Le incomprensioni fra Russia ed Estonia, pur esplicandosi oggi principalmente nel campo socio-economico, devono buona parte della loro virulenza all’aspetto storico. È da interpretare tramite questa chiave di lettura lo strumentale riappropriarsi da parte dell’Estonia del suo trascorso antisovietico e filonazista, depurato del suo armamentario dottrinale e filosofico e trasposto oggi esclusivamente in funzione antirussa. Gioco delle parti che vede la Federazione ergersi a paladino dell’ortodossia (storiografica) del secondo conflitto mondiale. Qualsiasi scintilla può innescare un incendio diplomatico, persino la pubblicazione di un calendario rappresentante manifesti d’epoca per l’arruolamento nella 20′ Waffen-Grenadier-Division der SS estone. Oppure l’annuale commemorazione di uno scontro fra reparti dell’Armata Rossa e contingenti delle SS vicino alla cittadina di Sinimae, in cui i Russi sono personae non gratae.

Se la rimozione del Bronzovyj Soldat (Soldato di bronzo, memoriale ai caduti nella lotta contro il nazismo) dal centro di Tallinn fu il singolo episodio capace di innescare una vera e propria guerriglia urbana, l’iterata riproposizione dell’Erna Retk fa infuriare la Federazione. Si tratta di un wargame fra i più duri al mondo, che porta in scena annualmente le gesta del Gruppo Erna. Sabotatori estoni inquadrati nell’esercito Finlandese durante l’estate del 1941, addestrati con l’obiettivo di infiltrarsi in profondità nel territorio sovietico per operazioni di intelligence e spionaggio. Questa esercitazione, aperta a squadre provenienti da tutta l’Europa, viene organizzata dal 1993 (secondo anno di indipendenza estone) inserendosi in un contesto più ampio di rivalutazione del contributo dato dagli Estoni alla lotta dell’Asse contro il bolscevismo.

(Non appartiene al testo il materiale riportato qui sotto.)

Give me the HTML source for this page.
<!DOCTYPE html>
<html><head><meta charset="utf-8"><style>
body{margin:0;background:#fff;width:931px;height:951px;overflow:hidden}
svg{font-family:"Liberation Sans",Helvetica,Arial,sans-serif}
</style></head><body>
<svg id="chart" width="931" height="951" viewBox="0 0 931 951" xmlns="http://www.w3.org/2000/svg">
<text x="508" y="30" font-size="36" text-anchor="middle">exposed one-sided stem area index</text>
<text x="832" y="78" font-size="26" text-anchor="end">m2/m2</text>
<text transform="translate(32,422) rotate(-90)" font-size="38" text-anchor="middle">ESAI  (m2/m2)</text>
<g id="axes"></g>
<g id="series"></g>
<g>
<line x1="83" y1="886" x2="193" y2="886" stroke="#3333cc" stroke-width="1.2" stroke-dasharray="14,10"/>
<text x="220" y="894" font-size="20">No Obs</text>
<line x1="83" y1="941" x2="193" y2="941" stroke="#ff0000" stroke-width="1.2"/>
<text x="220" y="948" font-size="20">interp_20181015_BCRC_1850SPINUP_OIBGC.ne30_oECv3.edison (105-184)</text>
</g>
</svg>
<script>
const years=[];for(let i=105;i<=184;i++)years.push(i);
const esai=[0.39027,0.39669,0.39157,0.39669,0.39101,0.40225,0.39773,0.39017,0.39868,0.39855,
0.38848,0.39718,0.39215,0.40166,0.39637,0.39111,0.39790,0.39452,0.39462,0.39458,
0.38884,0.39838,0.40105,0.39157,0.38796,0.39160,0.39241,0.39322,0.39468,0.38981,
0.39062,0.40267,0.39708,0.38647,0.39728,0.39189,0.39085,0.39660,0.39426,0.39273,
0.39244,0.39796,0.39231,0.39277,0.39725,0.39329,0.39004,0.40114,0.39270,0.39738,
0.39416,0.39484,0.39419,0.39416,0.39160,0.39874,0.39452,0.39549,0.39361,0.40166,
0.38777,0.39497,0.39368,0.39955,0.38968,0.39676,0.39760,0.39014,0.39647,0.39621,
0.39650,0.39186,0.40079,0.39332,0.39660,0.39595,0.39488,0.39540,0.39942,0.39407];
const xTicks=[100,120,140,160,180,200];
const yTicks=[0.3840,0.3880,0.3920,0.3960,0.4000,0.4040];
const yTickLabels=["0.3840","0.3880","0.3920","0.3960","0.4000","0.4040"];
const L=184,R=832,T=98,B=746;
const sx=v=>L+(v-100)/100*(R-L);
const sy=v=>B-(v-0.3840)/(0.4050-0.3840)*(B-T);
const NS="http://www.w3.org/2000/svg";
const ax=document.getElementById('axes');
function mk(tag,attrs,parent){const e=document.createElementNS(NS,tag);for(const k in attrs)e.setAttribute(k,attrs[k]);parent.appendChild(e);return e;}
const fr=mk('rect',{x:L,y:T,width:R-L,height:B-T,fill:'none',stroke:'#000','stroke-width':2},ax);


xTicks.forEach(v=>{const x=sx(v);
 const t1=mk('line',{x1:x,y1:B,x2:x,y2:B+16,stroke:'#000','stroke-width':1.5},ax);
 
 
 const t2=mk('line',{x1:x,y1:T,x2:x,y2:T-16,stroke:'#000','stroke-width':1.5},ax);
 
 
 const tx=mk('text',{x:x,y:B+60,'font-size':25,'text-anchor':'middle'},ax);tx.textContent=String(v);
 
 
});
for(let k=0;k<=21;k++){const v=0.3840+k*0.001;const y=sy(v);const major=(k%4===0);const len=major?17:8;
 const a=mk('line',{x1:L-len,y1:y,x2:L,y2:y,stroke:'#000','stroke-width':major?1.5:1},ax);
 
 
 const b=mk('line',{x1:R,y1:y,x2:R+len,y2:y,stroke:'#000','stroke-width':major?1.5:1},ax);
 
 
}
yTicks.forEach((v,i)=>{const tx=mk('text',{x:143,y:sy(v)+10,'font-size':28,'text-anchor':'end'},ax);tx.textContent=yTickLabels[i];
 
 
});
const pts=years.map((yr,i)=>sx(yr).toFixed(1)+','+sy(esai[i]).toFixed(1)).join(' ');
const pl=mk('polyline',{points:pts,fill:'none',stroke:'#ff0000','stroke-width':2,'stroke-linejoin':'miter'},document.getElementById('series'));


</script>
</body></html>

L’ultimo “incidente” in ordine di tempo si è verificato il 22 ottobre, compleanno di Harald Nugiseks celebrato in Estonia quasi alla stregua di una festa nazionale. Untherscharfürer nella divisione SS estone e ultimo insignito di croce di ferro ancora in vita, Nugiseks è stato decorato per le operazioni condotte nel quadro della Battaglia di Narva, durissimo scontro fra Armata Rossa e reparti dell’Asse avvenuto nella seconda metà di febbraio ‘44. Il combattimento è anche noto come “Battaglia delle SS europee”, per il grande numero di volontari provenienti da Estonia, Norvegia, Danimarca, Olanda e Belgio che vi parteciparono – e che non mancano di onorare lo scontro in Estonia, essendo tali commemorazioni proibite negli altri Paesi dell’Unione.

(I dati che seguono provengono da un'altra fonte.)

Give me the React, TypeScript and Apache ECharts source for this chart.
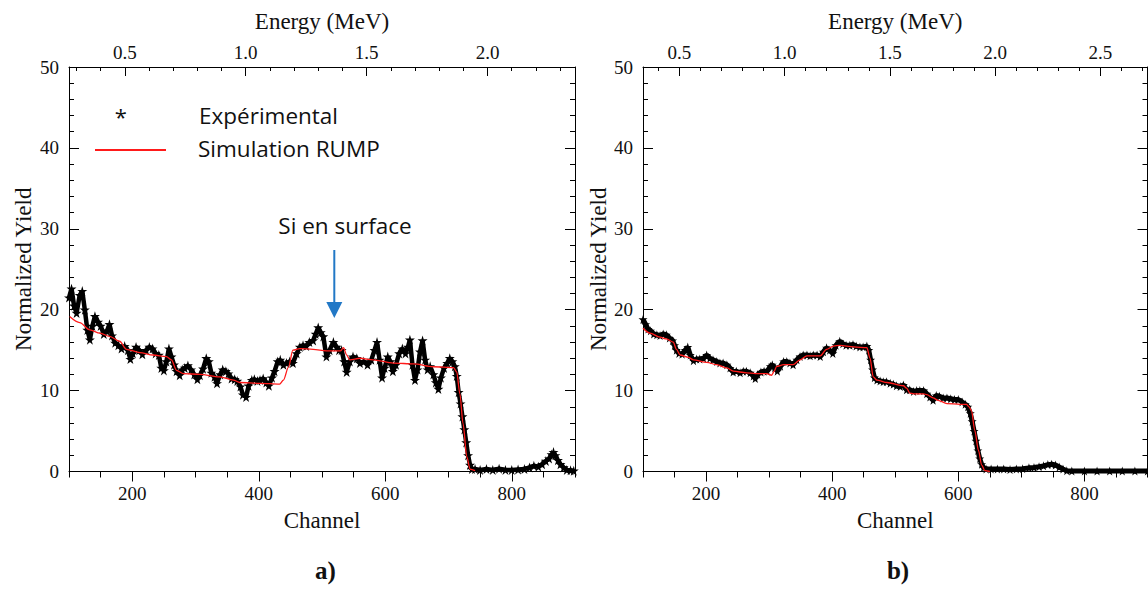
import React, { useEffect, useRef } from "react";
import * as echarts from "echarts";

// ---- Panel a) : [channel, normalized yield] ----
const expA: [number, number][] = [
  [100, 21.5], [104, 22.6], [108, 20.5], [112, 19.6], [117, 21.8], [121, 22.3], [125, 20.0],
  [129, 17.5], [133, 16.3], [137, 18.0], [141, 19.2], [146, 18.5], [150, 18.0], [155, 17.0],
  [160, 17.4], [164, 18.2], [168, 16.8], [173, 15.9], [178, 15.6], [183, 15.2], [188, 15.5],
  [193, 15.0], [197, 13.9], [201, 14.6], [206, 15.4], [211, 15.0], [216, 14.5], [222, 15.0],
  [227, 15.4], [232, 15.2], [237, 14.6], [242, 14.4], [246, 12.8], [250, 12.5], [254, 13.6],
  [258, 15.2], [262, 14.2], [266, 13.2], [270, 12.4], [275, 11.9], [279, 12.6], [283, 12.8],
  [288, 13.1], [293, 12.6], [298, 12.0], [303, 11.4], [307, 11.9], [312, 12.7], [317, 14.0],
  [321, 13.6], [325, 12.2], [330, 11.7], [334, 10.9], [339, 12.0], [343, 12.6], [348, 12.4],
  [352, 12.1], [357, 11.5], [362, 11.4], [366, 11.2], [371, 10.5], [375, 9.5], [380, 9.2],
  [384, 10.6], [389, 11.3], [393, 11.4], [398, 11.2], [402, 11.3], [407, 11.5], [412, 11.0],
  [416, 10.6], [421, 11.6], [425, 12.4], [430, 13.6], [434, 13.8], [439, 13.2], [444, 13.4],
  [449, 13.6], [454, 13.4], [460, 14.6], [465, 15.4], [470, 15.6], [475, 15.5], [480, 16.0],
  [486, 16.2], [490, 17.0], [494, 17.8], [498, 17.2], [502, 16.7], [507, 14.2], [512, 15.0],
  [518, 16.0], [523, 15.4], [527, 15.0], [531, 15.0], [535, 13.6], [539, 12.3], [544, 13.6],
  [549, 14.2], [555, 14.0], [560, 13.4], [566, 13.6], [572, 13.2], [578, 13.8], [583, 15.0],
  [587, 16.0], [591, 13.8], [595, 11.6], [599, 12.8], [604, 14.2], [608, 13.6], [612, 12.4],
  [617, 13.2], [622, 14.6], [627, 15.2], [632, 14.6], [636, 15.4], [639, 16.3], [643, 13.2],
  [647, 11.3], [651, 12.6], [655, 14.8], [659, 16.2], [663, 13.8], [667, 12.6], [671, 13.0],
  [676, 12.0], [680, 11.0], [684, 10.2], [688, 11.6], [693, 12.8], [698, 13.4], [702, 14.0],
  [706, 13.6], [710, 13.0], [713, 11.8], [716, 9.8], [719, 8.4], [722, 6.8], [725, 5.2],
  [728, 3.6], [731, 2.0], [734, 0.8], [737, 0.3], [742, 0.3], [750, 0.2], [760, 0.3],
  [770, 0.2], [780, 0.35], [790, 0.2], [800, 0.2], [810, 0.25], [820, 0.3], [828, 0.5],
  [835, 0.7], [842, 0.6], [848, 0.9], [854, 1.3], [859, 1.6], [863, 2.1], [866, 2.4],
  [869, 2.0], [873, 1.4], [877, 0.9], [882, 0.5], [887, 0.2], [893, 0.15], [898, 0.1],
];

const simA: [number, number][] = [
  [101, 19.15], [117, 18.4], [133, 17.5], [149, 17.1], [164, 16.7], [180, 16.1], [191, 15.1],
  [212, 14.7], [233, 14.4], [254, 14.2], [262, 13.8], [270, 12.5], [281, 12.1], [307, 12.0],
  [338, 11.7], [360, 11.3], [370, 11.0], [402, 10.9], [433, 10.8], [439, 11.3], [447, 12.9],
  [454, 15.0], [465, 15.2], [486, 15.1], [507, 14.9], [529, 14.9], [534, 15.3], [539, 14.4],
  [544, 13.8], [560, 14.0], [581, 13.8], [613, 13.4], [645, 13.3], [676, 12.95], [708, 12.85],
  [713, 12.3], [718, 9.6], [723, 5.9], [729, 1.8], [734, 0.3], [742, 0.1],
];

// ---- Panel b) : [channel, normalized yield] ----
const expB: [number, number][] = [
  [100, 18.8], [104, 18.2], [108, 17.6], [112, 17.4], [117, 17.0], [122, 16.9], [127, 16.8],
  [132, 17.0], [137, 16.9], [142, 16.5], [147, 16.2], [150, 15.6], [153, 15.0], [157, 14.6],
  [162, 14.5], [167, 15.0], [171, 15.4], [175, 14.4], [180, 13.7], [185, 13.9], [190, 13.9],
  [196, 14.0], [201, 14.4], [206, 14.0], [211, 13.8], [217, 13.6], [222, 13.4], [227, 13.4],
  [233, 13.2], [238, 12.8], [243, 12.3], [248, 12.4], [254, 12.2], [259, 12.4], [264, 12.4],
  [270, 12.2], [275, 11.8], [278, 11.5], [282, 12.0], [287, 12.3], [292, 12.4], [297, 12.4],
  [302, 13.0], [305, 13.2], [309, 12.8], [313, 12.4], [318, 13.0], [323, 13.6], [328, 13.6],
  [333, 13.4], [338, 13.2], [344, 13.8], [349, 14.2], [354, 14.4], [360, 14.4], [365, 14.3],
  [370, 14.4], [376, 14.4], [381, 14.2], [386, 14.8], [391, 15.3], [396, 15.0], [401, 14.6],
  [406, 15.6], [412, 16.1], [417, 15.8], [422, 15.6], [428, 15.6], [433, 15.7], [438, 15.5],
  [444, 15.4], [449, 15.4], [455, 15.5], [458, 15.0], [461, 13.8], [464, 12.6], [467, 11.6],
  [471, 11.3], [476, 11.2], [481, 11.1], [486, 11.1], [492, 10.9], [497, 10.8], [502, 10.6],
  [508, 10.5], [513, 10.7], [518, 10.1], [523, 10.1], [529, 9.9], [534, 10.0], [539, 10.0],
  [545, 10.0], [550, 9.6], [555, 9.2], [560, 8.8], [565, 9.4], [570, 9.3], [576, 9.1],
  [582, 9.1], [588, 9.0], [594, 8.9], [600, 8.9], [606, 8.6], [611, 8.3], [615, 8.0],
  [619, 7.2], [622, 6.2], [625, 5.0], [628, 3.8], [631, 2.6], [634, 1.6], [637, 0.9],
  [640, 0.5], [644, 0.3], [652, 0.3], [662, 0.3], [672, 0.3], [682, 0.25], [692, 0.3],
  [702, 0.35], [712, 0.45], [720, 0.5], [728, 0.6], [735, 0.7], [742, 0.85], [748, 0.9],
  [754, 0.8], [760, 0.55], [766, 0.3], [772, 0.1], [780, 0.05], [800, 0.05], [820, 0.05],
  [840, 0.05], [860, 0.05], [880, 0.05], [900, 0.05],
];

const simB: [number, number][] = [
  [100, 17.7], [111, 17.1], [127, 16.6], [137, 16.4], [148, 16.0], [153, 15.1], [159, 14.4],
  [172, 14.1], [180, 13.8], [201, 13.5], [217, 13.2], [233, 12.8], [243, 12.4], [264, 12.2],
  [278, 12.1], [296, 12.1], [304, 11.9], [308, 12.4], [312, 13.0], [323, 13.2], [338, 13.2],
  [349, 13.8], [360, 14.3], [381, 14.3], [391, 15.1], [402, 15.5], [412, 15.6], [434, 15.4],
  [455, 15.3], [460, 14.0], [465, 11.7], [471, 11.3], [487, 11.0], [513, 10.6], [518, 10.3],
  [523, 9.7], [529, 9.6], [545, 9.6], [550, 9.5], [560, 9.1], [568, 8.8], [582, 8.4],
  [603, 8.3], [613, 8.3], [617, 8.0], [621, 7.5], [626, 5.1], [632, 2.6], [637, 0.8],
  [642, 0.1], [650, 0.0],
];

// ---- Axes ----
const channelRange = [100, 900];
const yieldRange = [0, 50];
const channelLabels = [200, 400, 600, 800];
const channelMinor = [100, 150, 200, 250, 300, 350, 400, 450, 500, 550, 600, 650, 700, 750, 800, 850, 900];
const energyRangeA = [0.2691, 2.3618];
const energyLabelsA = [0.5, 1.0, 1.5, 2.0];
const energyMinorA = [0.3, 0.4, 0.5, 0.6, 0.7, 0.8, 0.9, 1.0, 1.1, 1.2, 1.3, 1.4, 1.5, 1.6, 1.7, 1.8, 1.9, 2.0, 2.1, 2.2, 2.3];
const energyRangeB = [0.3276, 2.7232];
const energyLabelsB = [0.5, 1.0, 1.5, 2.0, 2.5];
const energyMinorB = [0.4, 0.5, 0.6, 0.7, 0.8, 0.9, 1.0, 1.1, 1.2, 1.3, 1.4, 1.5, 1.6, 1.7, 1.8, 1.9, 2.0, 2.1, 2.2, 2.3, 2.4, 2.5, 2.6, 2.7];

const SERIF = "Liberation Serif";
const SANS = "Open Sans";
const INK = "#111";
const STAR = "path://M50,0 L61,35 98,35 68,57 79,91 50,70 21,91 32,57 2,35 39,35 Z";

function bottomAxes(grid: number) {
  return [
    {
      type: "value", gridIndex: grid, position: "bottom",
      min: channelRange[0], max: channelRange[1],
      name: "Channel", nameLocation: "middle", nameGap: 37,
      nameTextStyle: { fontFamily: SERIF, fontSize: 23, color: INK },
      axisLine: { show: true, lineStyle: { color: "#000", width: 1 } },
      axisTick: { show: true, inside: false, length: 10, customValues: channelLabels, lineStyle: { color: "#000" } },
      axisLabel: { show: true, customValues: channelLabels, margin: 12, fontFamily: SERIF, fontSize: 19, color: INK },
      splitLine: { show: false },
    },
    {
      type: "value", gridIndex: grid, position: "bottom",
      min: channelRange[0], max: channelRange[1],
      axisLine: { show: false },
      axisTick: { show: true, inside: false, length: 6, customValues: channelMinor, lineStyle: { color: "#000" } },
      axisLabel: { show: false },
      splitLine: { show: false },
    },
  ];
}

function topAxes(grid: number, range: number[], labels: number[], minor: number[]) {
  return [
    {
      type: "value", gridIndex: grid, position: "top",
      min: range[0], max: range[1],
      name: "Energy (MeV)", nameLocation: "middle", nameGap: 34,
      nameTextStyle: { fontFamily: SERIF, fontSize: 23, color: INK },
      axisLine: { show: true, lineStyle: { color: "#000", width: 1 } },
      axisTick: { show: true, inside: true, length: 9, customValues: labels, lineStyle: { color: "#000" } },
      axisLabel: {
        show: true, customValues: labels, margin: 5, fontFamily: SERIF, fontSize: 19, color: INK,
        formatter: (v: number) => v.toFixed(1),
      },
      splitLine: { show: false },
    },
    {
      type: "value", gridIndex: grid, position: "top",
      min: range[0], max: range[1],
      axisLine: { show: false },
      axisTick: { show: true, inside: true, length: 4, customValues: minor, lineStyle: { color: "#000" } },
      axisLabel: { show: false },
      splitLine: { show: false },
    },
  ];
}

function yAxes(grid: number, nameGap: number) {
  const common = {
    type: "value", gridIndex: grid, min: yieldRange[0], max: yieldRange[1], interval: 10,
    axisLine: { show: true, lineStyle: { color: "#000", width: 1 } },
    axisTick: { show: true, inside: true, length: 10, lineStyle: { color: "#000" } },
    minorTick: { show: true, splitNumber: 5, length: 5, lineStyle: { color: "#000" } },
    splitLine: { show: false },
    minorSplitLine: { show: false },
  };
  return [
    {
      ...common, position: "left",
      name: "Normalized Yield", nameLocation: "middle", nameGap,
      nameTextStyle: { fontFamily: SERIF, fontSize: 23, color: INK },
      axisLabel: { show: true, margin: 10, fontFamily: SERIF, fontSize: 19, color: INK },
    },
    { ...common, position: "right", axisLabel: { show: false } },
  ];
}

function expSeries(data: [number, number][], xi: number, yi: number, size: number, width: number) {
  return {
    type: "line", name: "Expérimental", data, xAxisIndex: xi, yAxisIndex: yi,
    symbol: STAR, symbolSize: size, showAllSymbol: true,
    itemStyle: { color: "#000" },
    lineStyle: { color: "#000", width },
    z: 2,
  };
}

function simSeries(data: [number, number][], xi: number, yi: number) {
  return {
    type: "line", name: "Simulation RUMP", data, xAxisIndex: xi, yAxisIndex: yi,
    symbol: "none", smooth: 0.3, smoothMonotone: "x",
    lineStyle: { color: "#ff1a1a", width: 1.3 },
    z: 3,
  };
}

export default function App() {
  const ref = useRef<HTMLDivElement>(null);

  useEffect(() => {
    if (!ref.current) return;
    const chart = echarts.init(ref.current, null, { renderer: "svg" });
    const option: any = {
      animation: false,
      backgroundColor: "#fff",
      grid: [
        { left: 69, top: 67, width: 506, height: 404.5 },
        { left: 643, top: 67, width: 504.5, height: 404.5 },
      ],
      xAxis: [
        ...bottomAxes(0),
        ...topAxes(0, energyRangeA, energyLabelsA, energyMinorA),
        ...bottomAxes(1),
        ...topAxes(1, energyRangeB, energyLabelsB, energyMinorB),
      ],
      yAxis: [...yAxes(0, 34), ...yAxes(1, 33)],
      series: [
        expSeries(expA, 0, 0, 10, 4.5),
        simSeries(simA, 0, 0),
        expSeries(expB, 4, 2, 9, 5),
        simSeries(simB, 4, 2),
      ],
      graphic: [
        // legend of panel a)
        { type: "text", x: 120.7, y: 115.5, style: { text: "*", font: `22px "${SANS}"`, fill: "#111", align: "center", verticalAlign: "middle" } },
        { type: "text", x: 199, y: 115.5, style: { text: "Expérimental", font: `22.5px "${SANS}"`, fill: "#111", verticalAlign: "middle" } },
        { type: "line", shape: { x1: 95, y1: 150, x2: 166, y2: 150 }, style: { stroke: "#ff1a1a", lineWidth: 2 } },
        { type: "text", x: 198, y: 148, style: { text: "Simulation RUMP", font: `22.5px "${SANS}"`, fill: "#111", verticalAlign: "middle" } },
        // annotation
        { type: "text", x: 345, y: 225.5, style: { text: "Si en surface", font: `22.5px "${SANS}"`, fill: "#111", align: "center", verticalAlign: "middle" } },
        { type: "line", shape: { x1: 334.3, y1: 250, x2: 334.3, y2: 304 }, style: { stroke: "#2278c6", lineWidth: 2 } },
        { type: "polygon", shape: { points: [[326.3, 302], [342.3, 302], [334.3, 318]] }, style: { fill: "#2278c6" } },
        // panel captions
        { type: "text", x: 325.5, y: 570, style: { text: "a)", font: `bold 25px "${SERIF}"`, fill: "#111", align: "center", verticalAlign: "middle" } },
        { type: "text", x: 898, y: 570, style: { text: "b)", font: `bold 25px "${SERIF}"`, fill: "#111", align: "center", verticalAlign: "middle" } },
      ],
    };
    chart.setOption(option);
    return () => chart.dispose();
  }, []);

  return (
    <div
      ref={ref}
      style={{ position: "fixed", left: 0, top: 0, width: 1148, height: 589, background: "#fff" }}
    />
  );
}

Parate militari e celebrazioni di questo tipo non sono esclusivo appannaggio dei Paesi baltici. Anche in Ucraina, specie nella parte occidentale del Paese, si assiste ad un fenomeno parallelo: la marginalizzazione del contributo dato nella lotta di liberazione dal nazismo unitamente alla rivalutazione dell’apporto fornito alla Wehrmacht. In un piccolo centro nella regione di Leopoli, poco tempo fa, una strada è stata intitolata al Bataillon Ukrainische Gruppe Nachtigall. Unità speciale, formata nel febbraio ‘41, che si rese protagonista di incursioni a largo raggio nel territorio sovietico ed entrò a Leopoli il 29 giugno 1941 in uniforme nazista con mostrine gialloblu del colore della bandiera ucraina. Anche in questo caso, l’operazione è da intendersi in chiave contrappositiva prima ancora che celebrativa.

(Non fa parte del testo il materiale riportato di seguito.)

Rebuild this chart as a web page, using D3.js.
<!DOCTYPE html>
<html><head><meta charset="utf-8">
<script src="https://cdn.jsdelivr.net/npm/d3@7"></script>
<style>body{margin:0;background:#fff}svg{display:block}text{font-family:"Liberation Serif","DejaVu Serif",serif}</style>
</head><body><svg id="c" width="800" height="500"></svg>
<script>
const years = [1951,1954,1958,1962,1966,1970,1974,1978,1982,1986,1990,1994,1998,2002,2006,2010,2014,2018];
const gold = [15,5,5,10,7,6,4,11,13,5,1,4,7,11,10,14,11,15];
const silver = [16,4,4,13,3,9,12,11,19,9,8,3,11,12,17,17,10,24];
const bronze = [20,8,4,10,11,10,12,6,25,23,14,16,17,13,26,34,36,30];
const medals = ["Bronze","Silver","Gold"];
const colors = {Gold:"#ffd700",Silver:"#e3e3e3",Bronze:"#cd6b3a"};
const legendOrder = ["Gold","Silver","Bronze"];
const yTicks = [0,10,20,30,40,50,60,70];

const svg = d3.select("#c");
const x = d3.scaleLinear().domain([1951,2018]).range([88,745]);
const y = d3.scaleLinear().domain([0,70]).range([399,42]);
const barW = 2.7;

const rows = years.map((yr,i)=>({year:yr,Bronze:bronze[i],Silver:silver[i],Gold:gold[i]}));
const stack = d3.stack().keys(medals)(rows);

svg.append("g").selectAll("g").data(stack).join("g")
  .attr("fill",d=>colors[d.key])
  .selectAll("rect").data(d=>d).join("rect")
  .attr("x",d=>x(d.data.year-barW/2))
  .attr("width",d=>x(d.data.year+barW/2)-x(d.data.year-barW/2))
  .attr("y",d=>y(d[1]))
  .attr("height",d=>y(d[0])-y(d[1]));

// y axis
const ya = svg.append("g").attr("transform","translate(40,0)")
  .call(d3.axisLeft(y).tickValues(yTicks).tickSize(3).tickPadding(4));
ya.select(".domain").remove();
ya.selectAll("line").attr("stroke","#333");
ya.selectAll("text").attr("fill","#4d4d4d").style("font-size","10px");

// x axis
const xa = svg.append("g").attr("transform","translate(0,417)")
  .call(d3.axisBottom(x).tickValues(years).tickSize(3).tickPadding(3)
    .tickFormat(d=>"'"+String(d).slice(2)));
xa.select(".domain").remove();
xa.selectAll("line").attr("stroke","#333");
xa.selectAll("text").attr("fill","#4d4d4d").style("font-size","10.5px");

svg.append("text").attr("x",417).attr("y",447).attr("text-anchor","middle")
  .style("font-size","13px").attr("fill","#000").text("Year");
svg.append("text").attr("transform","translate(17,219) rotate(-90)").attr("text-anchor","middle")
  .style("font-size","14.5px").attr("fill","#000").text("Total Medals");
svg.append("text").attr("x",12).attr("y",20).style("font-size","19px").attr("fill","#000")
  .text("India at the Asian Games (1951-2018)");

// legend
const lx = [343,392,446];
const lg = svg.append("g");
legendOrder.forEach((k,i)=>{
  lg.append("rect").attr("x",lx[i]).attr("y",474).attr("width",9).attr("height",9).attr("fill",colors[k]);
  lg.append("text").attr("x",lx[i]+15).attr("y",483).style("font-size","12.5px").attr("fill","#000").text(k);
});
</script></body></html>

Tenendo conto del montante fenomeno filonazista (più che neonazista) in Est Europa, l’Assemblea Generale delle Nazioni Unite ha adottato una bozza di risoluzione promossa dalla Russia contro ogni forma di apologia del nazismo e contro l’intolleranza etnica e la xenofobia. Questa è stata appoggiata da 120 Stati nel Terzo Comitato dell’Assemblea. Ciò nonostante, 22 Paesi hanno votato “no” – tra cui significativamente i tre Stati baltici.

Anche alla luce della spaccatura in sede ONU, sembra al momento difficile disinnescare questo mix esplosivo composto da identità, frustrazione e insofferenza verso l’ingombrante vicino. Il sereno riconoscimento dei motivi e delle istanze dell’altro è l’unico iter che potrebbe portare in un futuro non troppo lontano ad un quadro valoriale condiviso e accettato dalle parti in causa, depotenziando tensioni e velleità revansciste. L’unilateralismo non paga, nemmeno quando applicato ai libri di storia.